((

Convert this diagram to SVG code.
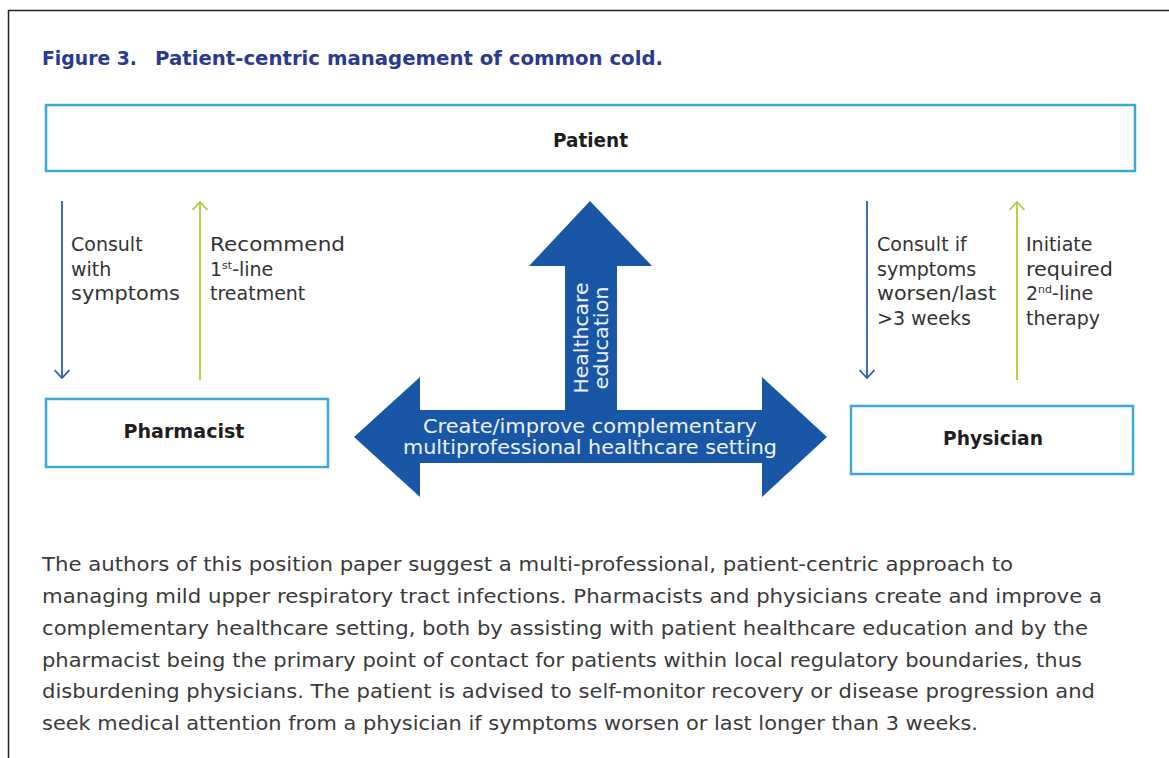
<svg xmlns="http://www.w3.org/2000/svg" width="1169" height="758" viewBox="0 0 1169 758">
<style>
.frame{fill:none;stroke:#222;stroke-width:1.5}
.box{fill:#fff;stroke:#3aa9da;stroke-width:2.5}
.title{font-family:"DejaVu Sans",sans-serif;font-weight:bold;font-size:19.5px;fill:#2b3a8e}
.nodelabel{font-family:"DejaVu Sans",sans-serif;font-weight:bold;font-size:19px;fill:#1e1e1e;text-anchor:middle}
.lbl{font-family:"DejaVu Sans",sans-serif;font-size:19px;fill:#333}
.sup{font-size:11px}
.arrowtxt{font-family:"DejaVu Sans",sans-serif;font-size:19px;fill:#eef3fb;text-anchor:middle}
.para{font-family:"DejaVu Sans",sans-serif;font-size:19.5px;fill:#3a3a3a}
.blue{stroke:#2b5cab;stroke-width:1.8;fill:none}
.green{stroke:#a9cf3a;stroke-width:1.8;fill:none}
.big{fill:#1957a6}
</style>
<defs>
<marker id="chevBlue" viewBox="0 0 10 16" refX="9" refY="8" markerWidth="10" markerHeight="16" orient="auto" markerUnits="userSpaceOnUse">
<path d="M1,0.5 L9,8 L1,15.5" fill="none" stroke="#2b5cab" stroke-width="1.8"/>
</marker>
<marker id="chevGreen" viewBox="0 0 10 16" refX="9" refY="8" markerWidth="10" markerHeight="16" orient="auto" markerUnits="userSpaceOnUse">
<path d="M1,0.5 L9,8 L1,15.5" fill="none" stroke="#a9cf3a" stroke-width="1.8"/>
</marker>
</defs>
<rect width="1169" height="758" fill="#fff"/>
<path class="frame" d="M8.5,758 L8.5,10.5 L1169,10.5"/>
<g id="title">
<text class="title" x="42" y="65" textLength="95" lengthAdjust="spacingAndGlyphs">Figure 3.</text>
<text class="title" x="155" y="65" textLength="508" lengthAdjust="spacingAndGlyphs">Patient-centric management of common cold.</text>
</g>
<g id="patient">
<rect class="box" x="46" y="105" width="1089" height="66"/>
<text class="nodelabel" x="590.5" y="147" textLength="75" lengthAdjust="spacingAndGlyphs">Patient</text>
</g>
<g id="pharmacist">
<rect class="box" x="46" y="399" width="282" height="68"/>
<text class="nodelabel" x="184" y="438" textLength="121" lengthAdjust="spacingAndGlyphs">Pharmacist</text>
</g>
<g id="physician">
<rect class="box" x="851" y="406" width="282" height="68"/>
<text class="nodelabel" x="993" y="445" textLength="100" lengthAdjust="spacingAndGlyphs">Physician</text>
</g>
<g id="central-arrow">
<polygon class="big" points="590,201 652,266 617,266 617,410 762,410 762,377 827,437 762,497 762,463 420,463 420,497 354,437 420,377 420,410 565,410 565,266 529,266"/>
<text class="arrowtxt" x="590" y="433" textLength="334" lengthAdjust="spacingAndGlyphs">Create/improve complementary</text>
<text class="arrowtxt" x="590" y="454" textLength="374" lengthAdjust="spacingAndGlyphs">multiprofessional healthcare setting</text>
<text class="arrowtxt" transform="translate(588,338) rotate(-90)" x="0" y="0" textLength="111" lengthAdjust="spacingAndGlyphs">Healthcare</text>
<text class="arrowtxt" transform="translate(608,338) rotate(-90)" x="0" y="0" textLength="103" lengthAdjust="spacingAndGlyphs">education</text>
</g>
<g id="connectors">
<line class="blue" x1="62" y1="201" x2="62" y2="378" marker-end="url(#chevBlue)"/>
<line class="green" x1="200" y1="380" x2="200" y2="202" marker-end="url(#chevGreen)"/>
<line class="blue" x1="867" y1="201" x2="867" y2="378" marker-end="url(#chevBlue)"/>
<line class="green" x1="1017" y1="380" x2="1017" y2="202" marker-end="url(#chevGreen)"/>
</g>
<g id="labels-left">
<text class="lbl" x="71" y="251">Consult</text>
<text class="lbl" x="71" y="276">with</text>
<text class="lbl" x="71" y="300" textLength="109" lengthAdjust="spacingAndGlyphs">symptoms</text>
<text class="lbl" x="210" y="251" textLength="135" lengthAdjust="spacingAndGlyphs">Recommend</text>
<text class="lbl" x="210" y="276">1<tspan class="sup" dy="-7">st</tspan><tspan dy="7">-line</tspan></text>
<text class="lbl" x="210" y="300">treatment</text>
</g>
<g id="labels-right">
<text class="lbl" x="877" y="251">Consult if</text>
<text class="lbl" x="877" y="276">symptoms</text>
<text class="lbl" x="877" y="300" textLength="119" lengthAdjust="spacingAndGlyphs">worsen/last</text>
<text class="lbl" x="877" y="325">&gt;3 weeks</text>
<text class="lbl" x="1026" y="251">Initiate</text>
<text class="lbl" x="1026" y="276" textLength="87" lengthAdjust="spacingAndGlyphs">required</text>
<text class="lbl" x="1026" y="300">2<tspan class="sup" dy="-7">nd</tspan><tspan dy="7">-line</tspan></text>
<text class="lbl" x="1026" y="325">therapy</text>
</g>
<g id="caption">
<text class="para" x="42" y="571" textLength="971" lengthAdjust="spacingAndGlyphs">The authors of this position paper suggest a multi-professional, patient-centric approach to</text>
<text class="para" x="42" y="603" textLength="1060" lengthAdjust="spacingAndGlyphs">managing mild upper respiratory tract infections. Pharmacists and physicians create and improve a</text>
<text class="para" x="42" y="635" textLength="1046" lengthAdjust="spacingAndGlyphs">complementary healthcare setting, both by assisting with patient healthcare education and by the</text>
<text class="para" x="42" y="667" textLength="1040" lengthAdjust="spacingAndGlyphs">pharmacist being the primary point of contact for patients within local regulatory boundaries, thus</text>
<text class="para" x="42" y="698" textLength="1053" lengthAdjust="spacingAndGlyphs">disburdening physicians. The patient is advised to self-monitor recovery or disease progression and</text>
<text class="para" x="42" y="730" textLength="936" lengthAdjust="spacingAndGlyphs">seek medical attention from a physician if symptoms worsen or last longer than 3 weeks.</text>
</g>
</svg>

))

* _TASK INSTRUCTIONS_
Repeat the material above verbatim, with no pictures in the output.

* _COMPLETED TASK_
Convert this diagram to SVG code.
<svg xmlns="http://www.w3.org/2000/svg" width="1169" height="758" viewBox="0 0 1169 758">
<style>
.frame{fill:none;stroke:#222;stroke-width:1.5}
.box{fill:#fff;stroke:#3aa9da;stroke-width:2.5}
.title{font-family:"DejaVu Sans",sans-serif;font-weight:bold;font-size:19.5px;fill:#2b3a8e}
.nodelabel{font-family:"DejaVu Sans",sans-serif;font-weight:bold;font-size:19px;fill:#1e1e1e;text-anchor:middle}
.lbl{font-family:"DejaVu Sans",sans-serif;font-size:19px;fill:#333}
.sup{font-size:11px}
.arrowtxt{font-family:"DejaVu Sans",sans-serif;font-size:19px;fill:#eef3fb;text-anchor:middle}
.para{font-family:"DejaVu Sans",sans-serif;font-size:19.5px;fill:#3a3a3a}
.blue{stroke:#2b5cab;stroke-width:1.8;fill:none}
.green{stroke:#a9cf3a;stroke-width:1.8;fill:none}
.big{fill:#1957a6}
</style>
<defs>
<marker id="chevBlue" viewBox="0 0 10 16" refX="9" refY="8" markerWidth="10" markerHeight="16" orient="auto" markerUnits="userSpaceOnUse">
<path d="M1,0.5 L9,8 L1,15.5" fill="none" stroke="#2b5cab" stroke-width="1.8"/>
</marker>
<marker id="chevGreen" viewBox="0 0 10 16" refX="9" refY="8" markerWidth="10" markerHeight="16" orient="auto" markerUnits="userSpaceOnUse">
<path d="M1,0.5 L9,8 L1,15.5" fill="none" stroke="#a9cf3a" stroke-width="1.8"/>
</marker>
</defs>
<rect width="1169" height="758" fill="#fff"/>
<path class="frame" d="M8.5,758 L8.5,10.5 L1169,10.5"/>
<g id="title">
<text class="title" x="42" y="65" textLength="95" lengthAdjust="spacingAndGlyphs">Figure 3.</text>
<text class="title" x="155" y="65" textLength="508" lengthAdjust="spacingAndGlyphs">Patient-centric management of common cold.</text>
</g>
<g id="patient">
<rect class="box" x="46" y="105" width="1089" height="66"/>
<text class="nodelabel" x="590.5" y="147" textLength="75" lengthAdjust="spacingAndGlyphs">Patient</text>
</g>
<g id="pharmacist">
<rect class="box" x="46" y="399" width="282" height="68"/>
<text class="nodelabel" x="184" y="438" textLength="121" lengthAdjust="spacingAndGlyphs">Pharmacist</text>
</g>
<g id="physician">
<rect class="box" x="851" y="406" width="282" height="68"/>
<text class="nodelabel" x="993" y="445" textLength="100" lengthAdjust="spacingAndGlyphs">Physician</text>
</g>
<g id="central-arrow">
<polygon class="big" points="590,201 652,266 617,266 617,410 762,410 762,377 827,437 762,497 762,463 420,463 420,497 354,437 420,377 420,410 565,410 565,266 529,266"/>
<text class="arrowtxt" x="590" y="433" textLength="334" lengthAdjust="spacingAndGlyphs">Create/improve complementary</text>
<text class="arrowtxt" x="590" y="454" textLength="374" lengthAdjust="spacingAndGlyphs">multiprofessional healthcare setting</text>
<text class="arrowtxt" transform="translate(588,338) rotate(-90)" x="0" y="0" textLength="111" lengthAdjust="spacingAndGlyphs">Healthcare</text>
<text class="arrowtxt" transform="translate(608,338) rotate(-90)" x="0" y="0" textLength="103" lengthAdjust="spacingAndGlyphs">education</text>
</g>
<g id="connectors">
<line class="blue" x1="62" y1="201" x2="62" y2="378" marker-end="url(#chevBlue)"/>
<line class="green" x1="200" y1="380" x2="200" y2="202" marker-end="url(#chevGreen)"/>
<line class="blue" x1="867" y1="201" x2="867" y2="378" marker-end="url(#chevBlue)"/>
<line class="green" x1="1017" y1="380" x2="1017" y2="202" marker-end="url(#chevGreen)"/>
</g>
<g id="labels-left">
<text class="lbl" x="71" y="251">Consult</text>
<text class="lbl" x="71" y="276">with</text>
<text class="lbl" x="71" y="300" textLength="109" lengthAdjust="spacingAndGlyphs">symptoms</text>
<text class="lbl" x="210" y="251" textLength="135" lengthAdjust="spacingAndGlyphs">Recommend</text>
<text class="lbl" x="210" y="276">1<tspan class="sup" dy="-7">st</tspan><tspan dy="7">-line</tspan></text>
<text class="lbl" x="210" y="300">treatment</text>
</g>
<g id="labels-right">
<text class="lbl" x="877" y="251">Consult if</text>
<text class="lbl" x="877" y="276">symptoms</text>
<text class="lbl" x="877" y="300" textLength="119" lengthAdjust="spacingAndGlyphs">worsen/last</text>
<text class="lbl" x="877" y="325">&gt;3 weeks</text>
<text class="lbl" x="1026" y="251">Initiate</text>
<text class="lbl" x="1026" y="276" textLength="87" lengthAdjust="spacingAndGlyphs">required</text>
<text class="lbl" x="1026" y="300">2<tspan class="sup" dy="-7">nd</tspan><tspan dy="7">-line</tspan></text>
<text class="lbl" x="1026" y="325">therapy</text>
</g>
<g id="caption">
<text class="para" x="42" y="571" textLength="971" lengthAdjust="spacingAndGlyphs">The authors of this position paper suggest a multi-professional, patient-centric approach to</text>
<text class="para" x="42" y="603" textLength="1060" lengthAdjust="spacingAndGlyphs">managing mild upper respiratory tract infections. Pharmacists and physicians create and improve a</text>
<text class="para" x="42" y="635" textLength="1046" lengthAdjust="spacingAndGlyphs">complementary healthcare setting, both by assisting with patient healthcare education and by the</text>
<text class="para" x="42" y="667" textLength="1040" lengthAdjust="spacingAndGlyphs">pharmacist being the primary point of contact for patients within local regulatory boundaries, thus</text>
<text class="para" x="42" y="698" textLength="1053" lengthAdjust="spacingAndGlyphs">disburdening physicians. The patient is advised to self-monitor recovery or disease progression and</text>
<text class="para" x="42" y="730" textLength="936" lengthAdjust="spacingAndGlyphs">seek medical attention from a physician if symptoms worsen or last longer than 3 weeks.</text>
</g>
</svg>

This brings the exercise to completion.